Task to carry out:
Reproduce the listing below without any change.

▶

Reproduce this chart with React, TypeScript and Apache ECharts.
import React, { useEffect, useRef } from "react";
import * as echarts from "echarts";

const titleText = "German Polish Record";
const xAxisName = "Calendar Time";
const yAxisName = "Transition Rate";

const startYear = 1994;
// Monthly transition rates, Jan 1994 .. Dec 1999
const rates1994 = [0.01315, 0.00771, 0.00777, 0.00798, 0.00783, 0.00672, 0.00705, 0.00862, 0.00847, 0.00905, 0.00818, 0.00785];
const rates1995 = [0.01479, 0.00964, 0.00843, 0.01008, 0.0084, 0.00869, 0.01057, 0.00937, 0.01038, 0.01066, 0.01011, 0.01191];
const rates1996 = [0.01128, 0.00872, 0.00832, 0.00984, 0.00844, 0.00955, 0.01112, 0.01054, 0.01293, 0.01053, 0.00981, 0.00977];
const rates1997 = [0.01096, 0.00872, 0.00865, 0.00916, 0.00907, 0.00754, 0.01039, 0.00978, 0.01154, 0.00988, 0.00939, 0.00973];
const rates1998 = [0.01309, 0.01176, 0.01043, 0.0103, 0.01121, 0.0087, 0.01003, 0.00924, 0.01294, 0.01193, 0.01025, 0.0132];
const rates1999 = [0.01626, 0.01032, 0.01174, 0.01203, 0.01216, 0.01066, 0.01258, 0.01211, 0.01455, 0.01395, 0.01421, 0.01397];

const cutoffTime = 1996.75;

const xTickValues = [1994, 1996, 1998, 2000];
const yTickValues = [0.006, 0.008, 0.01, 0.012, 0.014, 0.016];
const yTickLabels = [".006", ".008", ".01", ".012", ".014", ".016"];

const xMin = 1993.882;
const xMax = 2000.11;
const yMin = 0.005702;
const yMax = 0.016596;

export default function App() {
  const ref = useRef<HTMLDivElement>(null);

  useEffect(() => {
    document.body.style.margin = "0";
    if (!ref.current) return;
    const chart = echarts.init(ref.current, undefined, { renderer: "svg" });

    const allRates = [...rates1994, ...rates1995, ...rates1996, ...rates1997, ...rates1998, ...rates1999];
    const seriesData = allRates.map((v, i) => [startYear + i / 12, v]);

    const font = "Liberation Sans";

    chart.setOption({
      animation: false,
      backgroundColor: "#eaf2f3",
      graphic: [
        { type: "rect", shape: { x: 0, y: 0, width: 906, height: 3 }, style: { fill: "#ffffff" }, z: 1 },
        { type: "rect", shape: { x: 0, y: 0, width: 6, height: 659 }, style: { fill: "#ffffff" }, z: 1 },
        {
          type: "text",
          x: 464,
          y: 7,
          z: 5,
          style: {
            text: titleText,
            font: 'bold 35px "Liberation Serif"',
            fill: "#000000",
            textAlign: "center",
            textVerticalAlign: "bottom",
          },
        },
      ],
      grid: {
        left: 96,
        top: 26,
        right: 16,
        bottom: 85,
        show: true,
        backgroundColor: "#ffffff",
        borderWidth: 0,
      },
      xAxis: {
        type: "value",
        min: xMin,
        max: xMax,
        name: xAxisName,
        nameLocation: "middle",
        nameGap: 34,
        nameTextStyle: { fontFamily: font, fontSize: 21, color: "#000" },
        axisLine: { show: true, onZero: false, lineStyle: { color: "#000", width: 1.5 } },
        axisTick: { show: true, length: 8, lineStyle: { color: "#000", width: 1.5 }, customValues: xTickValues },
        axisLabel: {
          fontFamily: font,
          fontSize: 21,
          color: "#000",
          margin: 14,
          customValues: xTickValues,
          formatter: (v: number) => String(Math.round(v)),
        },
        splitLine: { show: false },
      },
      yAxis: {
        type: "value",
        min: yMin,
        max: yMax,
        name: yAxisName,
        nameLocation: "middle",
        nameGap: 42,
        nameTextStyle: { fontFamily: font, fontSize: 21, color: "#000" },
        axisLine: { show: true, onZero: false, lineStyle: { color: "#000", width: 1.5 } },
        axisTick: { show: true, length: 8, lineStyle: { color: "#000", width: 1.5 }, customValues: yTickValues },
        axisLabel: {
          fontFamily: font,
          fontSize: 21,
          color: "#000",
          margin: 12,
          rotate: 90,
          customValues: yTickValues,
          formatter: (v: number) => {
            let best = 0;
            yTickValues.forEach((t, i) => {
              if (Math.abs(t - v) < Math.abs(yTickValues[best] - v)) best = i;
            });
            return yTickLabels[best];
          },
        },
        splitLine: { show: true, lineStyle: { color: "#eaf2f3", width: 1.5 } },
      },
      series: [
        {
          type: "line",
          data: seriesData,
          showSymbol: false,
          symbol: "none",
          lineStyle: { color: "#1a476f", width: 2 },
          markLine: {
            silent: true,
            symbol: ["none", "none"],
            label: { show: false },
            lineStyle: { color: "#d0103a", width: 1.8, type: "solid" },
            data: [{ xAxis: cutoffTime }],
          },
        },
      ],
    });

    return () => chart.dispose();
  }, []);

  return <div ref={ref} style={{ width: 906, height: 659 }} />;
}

◀

Expected output:
Reproduce this chart with React, TypeScript and Apache ECharts.
import React, { useEffect, useRef } from "react";
import * as echarts from "echarts";

const titleText = "German Polish Record";
const xAxisName = "Calendar Time";
const yAxisName = "Transition Rate";

const startYear = 1994;
// Monthly transition rates, Jan 1994 .. Dec 1999
const rates1994 = [0.01315, 0.00771, 0.00777, 0.00798, 0.00783, 0.00672, 0.00705, 0.00862, 0.00847, 0.00905, 0.00818, 0.00785];
const rates1995 = [0.01479, 0.00964, 0.00843, 0.01008, 0.0084, 0.00869, 0.01057, 0.00937, 0.01038, 0.01066, 0.01011, 0.01191];
const rates1996 = [0.01128, 0.00872, 0.00832, 0.00984, 0.00844, 0.00955, 0.01112, 0.01054, 0.01293, 0.01053, 0.00981, 0.00977];
const rates1997 = [0.01096, 0.00872, 0.00865, 0.00916, 0.00907, 0.00754, 0.01039, 0.00978, 0.01154, 0.00988, 0.00939, 0.00973];
const rates1998 = [0.01309, 0.01176, 0.01043, 0.0103, 0.01121, 0.0087, 0.01003, 0.00924, 0.01294, 0.01193, 0.01025, 0.0132];
const rates1999 = [0.01626, 0.01032, 0.01174, 0.01203, 0.01216, 0.01066, 0.01258, 0.01211, 0.01455, 0.01395, 0.01421, 0.01397];

const cutoffTime = 1996.75;

const xTickValues = [1994, 1996, 1998, 2000];
const yTickValues = [0.006, 0.008, 0.01, 0.012, 0.014, 0.016];
const yTickLabels = [".006", ".008", ".01", ".012", ".014", ".016"];

const xMin = 1993.882;
const xMax = 2000.11;
const yMin = 0.005702;
const yMax = 0.016596;

export default function App() {
  const ref = useRef<HTMLDivElement>(null);

  useEffect(() => {
    document.body.style.margin = "0";
    if (!ref.current) return;
    const chart = echarts.init(ref.current, undefined, { renderer: "svg" });

    const allRates = [...rates1994, ...rates1995, ...rates1996, ...rates1997, ...rates1998, ...rates1999];
    const seriesData = allRates.map((v, i) => [startYear + i / 12, v]);

    const font = "Liberation Sans";

    chart.setOption({
      animation: false,
      backgroundColor: "#eaf2f3",
      graphic: [
        { type: "rect", shape: { x: 0, y: 0, width: 906, height: 3 }, style: { fill: "#ffffff" }, z: 1 },
        { type: "rect", shape: { x: 0, y: 0, width: 6, height: 659 }, style: { fill: "#ffffff" }, z: 1 },
        {
          type: "text",
          x: 464,
          y: 7,
          z: 5,
          style: {
            text: titleText,
            font: 'bold 35px "Liberation Serif"',
            fill: "#000000",
            textAlign: "center",
            textVerticalAlign: "bottom",
          },
        },
      ],
      grid: {
        left: 96,
        top: 26,
        right: 16,
        bottom: 85,
        show: true,
        backgroundColor: "#ffffff",
        borderWidth: 0,
      },
      xAxis: {
        type: "value",
        min: xMin,
        max: xMax,
        name: xAxisName,
        nameLocation: "middle",
        nameGap: 34,
        nameTextStyle: { fontFamily: font, fontSize: 21, color: "#000" },
        axisLine: { show: true, onZero: false, lineStyle: { color: "#000", width: 1.5 } },
        axisTick: { show: true, length: 8, lineStyle: { color: "#000", width: 1.5 }, customValues: xTickValues },
        axisLabel: {
          fontFamily: font,
          fontSize: 21,
          color: "#000",
          margin: 14,
          customValues: xTickValues,
          formatter: (v: number) => String(Math.round(v)),
        },
        splitLine: { show: false },
      },
      yAxis: {
        type: "value",
        min: yMin,
        max: yMax,
        name: yAxisName,
        nameLocation: "middle",
        nameGap: 42,
        nameTextStyle: { fontFamily: font, fontSize: 21, color: "#000" },
        axisLine: { show: true, onZero: false, lineStyle: { color: "#000", width: 1.5 } },
        axisTick: { show: true, length: 8, lineStyle: { color: "#000", width: 1.5 }, customValues: yTickValues },
        axisLabel: {
          fontFamily: font,
          fontSize: 21,
          color: "#000",
          margin: 12,
          rotate: 90,
          customValues: yTickValues,
          formatter: (v: number) => {
            let best = 0;
            yTickValues.forEach((t, i) => {
              if (Math.abs(t - v) < Math.abs(yTickValues[best] - v)) best = i;
            });
            return yTickLabels[best];
          },
        },
        splitLine: { show: true, lineStyle: { color: "#eaf2f3", width: 1.5 } },
      },
      series: [
        {
          type: "line",
          data: seriesData,
          showSymbol: false,
          symbol: "none",
          lineStyle: { color: "#1a476f", width: 2 },
          markLine: {
            silent: true,
            symbol: ["none", "none"],
            label: { show: false },
            lineStyle: { color: "#d0103a", width: 1.8, type: "solid" },
            data: [{ xAxis: cutoffTime }],
          },
        },
      ],
    });

    return () => chart.dispose();
  }, []);

  return <div ref={ref} style={{ width: 906, height: 659 }} />;
}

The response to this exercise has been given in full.